__THE TASK__. Return the lines below exactly, from the first line to the line that contains "from matplotlib import font_manager". Leave out pictures.

__DATA SEGMENT__.
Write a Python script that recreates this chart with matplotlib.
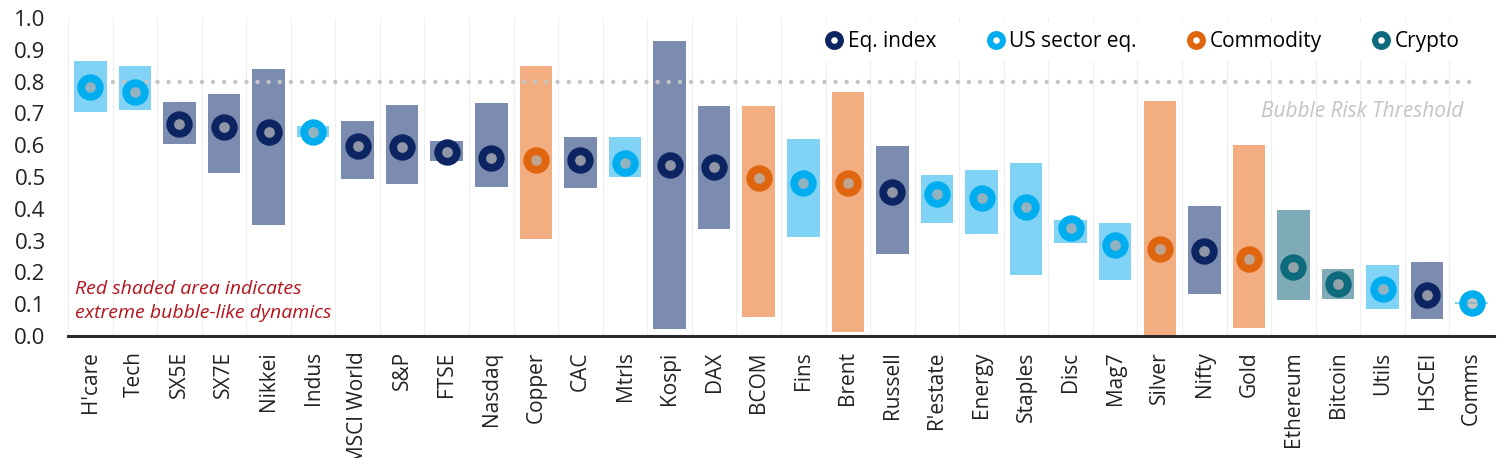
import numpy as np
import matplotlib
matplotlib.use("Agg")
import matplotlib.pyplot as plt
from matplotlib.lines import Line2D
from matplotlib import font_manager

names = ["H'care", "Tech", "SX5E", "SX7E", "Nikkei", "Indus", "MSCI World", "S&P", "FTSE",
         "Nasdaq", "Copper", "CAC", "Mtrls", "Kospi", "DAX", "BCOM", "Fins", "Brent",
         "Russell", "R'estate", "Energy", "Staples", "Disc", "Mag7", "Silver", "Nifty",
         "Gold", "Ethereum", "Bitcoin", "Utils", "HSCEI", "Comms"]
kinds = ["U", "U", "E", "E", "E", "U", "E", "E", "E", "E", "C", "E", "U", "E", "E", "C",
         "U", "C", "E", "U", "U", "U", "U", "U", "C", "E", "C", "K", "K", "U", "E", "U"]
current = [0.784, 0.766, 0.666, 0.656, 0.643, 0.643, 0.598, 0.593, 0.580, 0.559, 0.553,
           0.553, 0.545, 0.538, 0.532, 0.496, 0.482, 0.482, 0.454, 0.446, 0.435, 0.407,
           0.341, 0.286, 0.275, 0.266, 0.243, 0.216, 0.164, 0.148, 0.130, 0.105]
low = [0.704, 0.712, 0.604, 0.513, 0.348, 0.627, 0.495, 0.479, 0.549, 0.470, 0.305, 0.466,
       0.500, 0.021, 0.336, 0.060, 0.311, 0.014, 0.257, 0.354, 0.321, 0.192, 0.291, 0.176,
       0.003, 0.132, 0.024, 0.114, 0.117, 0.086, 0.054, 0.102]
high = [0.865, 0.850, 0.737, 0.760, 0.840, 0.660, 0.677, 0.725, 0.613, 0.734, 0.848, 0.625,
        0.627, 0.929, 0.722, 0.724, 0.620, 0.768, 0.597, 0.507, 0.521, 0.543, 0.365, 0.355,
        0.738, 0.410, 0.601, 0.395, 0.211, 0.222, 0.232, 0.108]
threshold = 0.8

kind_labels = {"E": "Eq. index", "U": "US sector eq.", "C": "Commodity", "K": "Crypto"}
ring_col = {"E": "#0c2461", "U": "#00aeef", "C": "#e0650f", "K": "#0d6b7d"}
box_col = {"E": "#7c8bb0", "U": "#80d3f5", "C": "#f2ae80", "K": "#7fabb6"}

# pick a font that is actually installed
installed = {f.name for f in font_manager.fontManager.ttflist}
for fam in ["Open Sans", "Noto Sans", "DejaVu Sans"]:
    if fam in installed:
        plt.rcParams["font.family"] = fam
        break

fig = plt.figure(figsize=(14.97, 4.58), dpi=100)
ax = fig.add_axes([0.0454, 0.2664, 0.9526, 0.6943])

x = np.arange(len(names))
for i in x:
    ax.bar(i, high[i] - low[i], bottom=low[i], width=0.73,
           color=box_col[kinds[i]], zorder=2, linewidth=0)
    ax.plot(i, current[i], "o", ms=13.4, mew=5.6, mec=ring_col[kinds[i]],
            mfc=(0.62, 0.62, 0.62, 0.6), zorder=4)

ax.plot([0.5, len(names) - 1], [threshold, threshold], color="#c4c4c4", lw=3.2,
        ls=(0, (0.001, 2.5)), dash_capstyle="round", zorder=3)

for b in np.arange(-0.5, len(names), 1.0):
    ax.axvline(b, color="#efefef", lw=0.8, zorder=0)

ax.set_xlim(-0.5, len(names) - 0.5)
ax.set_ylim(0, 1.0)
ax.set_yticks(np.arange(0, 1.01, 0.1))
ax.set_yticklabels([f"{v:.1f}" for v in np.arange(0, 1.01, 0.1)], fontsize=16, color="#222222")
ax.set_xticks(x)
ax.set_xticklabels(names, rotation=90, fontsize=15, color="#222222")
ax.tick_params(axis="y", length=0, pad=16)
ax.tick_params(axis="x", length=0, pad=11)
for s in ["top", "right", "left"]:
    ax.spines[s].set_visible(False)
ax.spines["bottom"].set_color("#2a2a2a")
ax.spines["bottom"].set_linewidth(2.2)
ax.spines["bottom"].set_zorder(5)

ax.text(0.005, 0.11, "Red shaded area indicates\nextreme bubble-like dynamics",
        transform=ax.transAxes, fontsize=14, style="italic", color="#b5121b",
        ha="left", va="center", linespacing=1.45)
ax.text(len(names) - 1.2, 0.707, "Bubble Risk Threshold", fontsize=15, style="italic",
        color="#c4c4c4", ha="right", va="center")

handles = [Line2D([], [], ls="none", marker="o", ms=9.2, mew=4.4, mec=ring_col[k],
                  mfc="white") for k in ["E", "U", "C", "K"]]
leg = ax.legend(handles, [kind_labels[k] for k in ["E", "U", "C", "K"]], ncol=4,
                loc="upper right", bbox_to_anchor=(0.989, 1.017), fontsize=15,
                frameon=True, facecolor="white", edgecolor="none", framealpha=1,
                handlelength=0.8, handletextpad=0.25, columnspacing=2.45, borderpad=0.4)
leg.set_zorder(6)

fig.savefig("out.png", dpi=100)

__RESPONSE FOR THIS EXERCISE__.
Write a Python script that recreates this chart with matplotlib.
import numpy as np
import matplotlib
matplotlib.use("Agg")
import matplotlib.pyplot as plt
from matplotlib.lines import Line2D
from matplotlib import font_manager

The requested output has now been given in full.